→ Aim
Type out the data exactly as given. Skip any image.

→ Material provided
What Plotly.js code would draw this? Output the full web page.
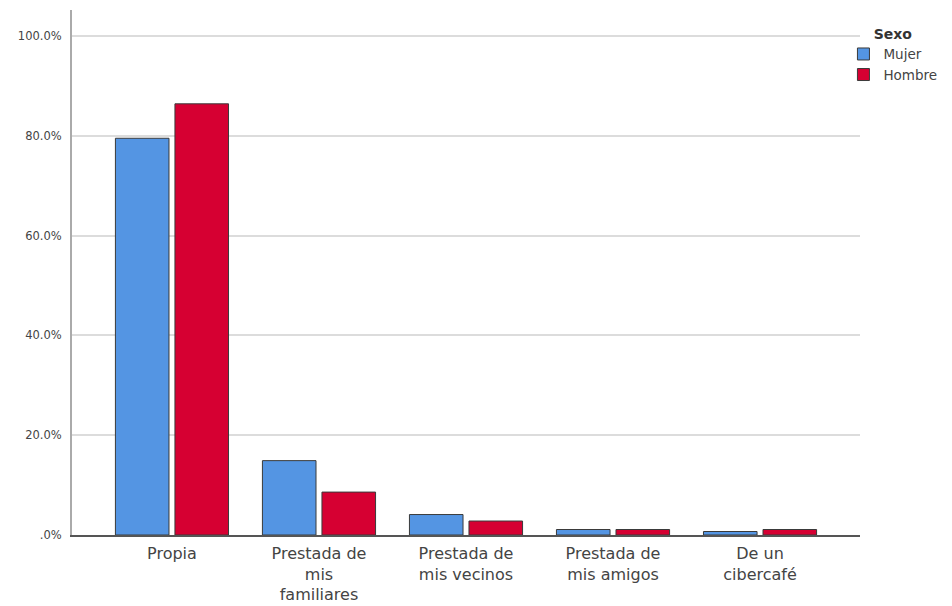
<!DOCTYPE html>
<html>
<head>
<meta charset="utf-8">
<script src="https://cdn.plot.ly/plotly-3.0.1.min.js"></script>
<style>html,body{margin:0;padding:0;background:#fff;}#chart{width:952px;height:606px;}</style>
</head>
<body>
<div id="chart"></div>
<script>
const categories = ["Propia", "Prestada de<br>mis<br>familiares", "Prestada de<br>mis vecinos", "Prestada de<br>mis amigos", "De un<br>cibercafé"];
const mujer = [79.5, 14.9, 4.1, 1.1, 0.7];
const hombre = [86.4, 8.6, 2.8, 1.1, 1.1];
const yTickVals = [0, 20, 40, 60, 80, 100];
const yTickText = [".0%", "20.0%", "40.0%", "60.0%", "80.0%", "100.0%"];

const traces = [
  {type: 'bar', name: 'Mujer', x: categories, y: mujer,
   marker: {color: '#5495E3', line: {color: '#3a3a3a', width: 1}}},
  {type: 'bar', name: 'Hombre', x: categories, y: hombre,
   marker: {color: '#D60032', line: {color: '#3a3a3a', width: 1}}}
];

const layout = {
  width: 952, height: 606,
  margin: {l: 72, r: 90, t: 10, b: 71},
  paper_bgcolor: '#fff', plot_bgcolor: '#fff',
  barmode: 'group', bargap: 0.19, bargroupgap: 0.1,
  font: {family: 'DejaVu Sans, sans-serif', color: '#333'},
  xaxis: {
    type: 'category', range: [-0.68, 4.68],
    showgrid: false, showline: true, linecolor: '#555', linewidth: 1.5,
    ticks: '', ticklabelstandoff: 3, tickfont: {size: 16, color: '#444'}, fixedrange: true
  },
  yaxis: {
    range: [0, 105.2], tickvals: yTickVals, ticktext: yTickText,
    showgrid: true, gridcolor: '#dcdcdc', gridwidth: 2,
    showline: true, linecolor: '#aaa', linewidth: 2,
    zeroline: false, ticks: '', ticklen: 0, ticklabelstandoff: 6,
    tickfont: {size: 11.5, color: '#444'}
  },
  legend: {
    x: 0.979, xanchor: 'left', y: 0.98, yanchor: 'top',
    title: {text: '<b>Sexo</b>', font: {size: 14, color: '#333'}, side: 'top center'},
    font: {size: 13.5, color: '#444'},
    itemwidth: 30, tracegroupgap: 0, traceorder: 'normal',
    bgcolor: 'rgba(0,0,0,0)'
  },
  showlegend: true
};

Plotly.newPlot('chart', traces, layout, {displayModeBar: false, staticPlot: true});
</script>
</body>
</html>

→ The completed task
What Plotly.js code would draw this? Output the full web page.
<!DOCTYPE html>
<html>
<head>
<meta charset="utf-8">
<script src="https://cdn.plot.ly/plotly-3.0.1.min.js"></script>
<style>html,body{margin:0;padding:0;background:#fff;}#chart{width:952px;height:606px;}</style>
</head>
<body>
<div id="chart"></div>
<script>
const categories = ["Propia", "Prestada de<br>mis<br>familiares", "Prestada de<br>mis vecinos", "Prestada de<br>mis amigos", "De un<br>cibercafé"];
const mujer = [79.5, 14.9, 4.1, 1.1, 0.7];
const hombre = [86.4, 8.6, 2.8, 1.1, 1.1];
const yTickVals = [0, 20, 40, 60, 80, 100];
const yTickText = [".0%", "20.0%", "40.0%", "60.0%", "80.0%", "100.0%"];

const traces = [
  {type: 'bar', name: 'Mujer', x: categories, y: mujer,
   marker: {color: '#5495E3', line: {color: '#3a3a3a', width: 1}}},
  {type: 'bar', name: 'Hombre', x: categories, y: hombre,
   marker: {color: '#D60032', line: {color: '#3a3a3a', width: 1}}}
];

const layout = {
  width: 952, height: 606,
  margin: {l: 72, r: 90, t: 10, b: 71},
  paper_bgcolor: '#fff', plot_bgcolor: '#fff',
  barmode: 'group', bargap: 0.19, bargroupgap: 0.1,
  font: {family: 'DejaVu Sans, sans-serif', color: '#333'},
  xaxis: {
    type: 'category', range: [-0.68, 4.68],
    showgrid: false, showline: true, linecolor: '#555', linewidth: 1.5,
    ticks: '', ticklabelstandoff: 3, tickfont: {size: 16, color: '#444'}, fixedrange: true
  },
  yaxis: {
    range: [0, 105.2], tickvals: yTickVals, ticktext: yTickText,
    showgrid: true, gridcolor: '#dcdcdc', gridwidth: 2,
    showline: true, linecolor: '#aaa', linewidth: 2,
    zeroline: false, ticks: '', ticklen: 0, ticklabelstandoff: 6,
    tickfont: {size: 11.5, color: '#444'}
  },
  legend: {
    x: 0.979, xanchor: 'left', y: 0.98, yanchor: 'top',
    title: {text: '<b>Sexo</b>', font: {size: 14, color: '#333'}, side: 'top center'},
    font: {size: 13.5, color: '#444'},
    itemwidth: 30, tracegroupgap: 0, traceorder: 'normal',
    bgcolor: 'rgba(0,0,0,0)'
  },
  showlegend: true
};

Plotly.newPlot('chart', traces, layout, {displayModeBar: false, staticPlot: true});
</script>
</body>
</html>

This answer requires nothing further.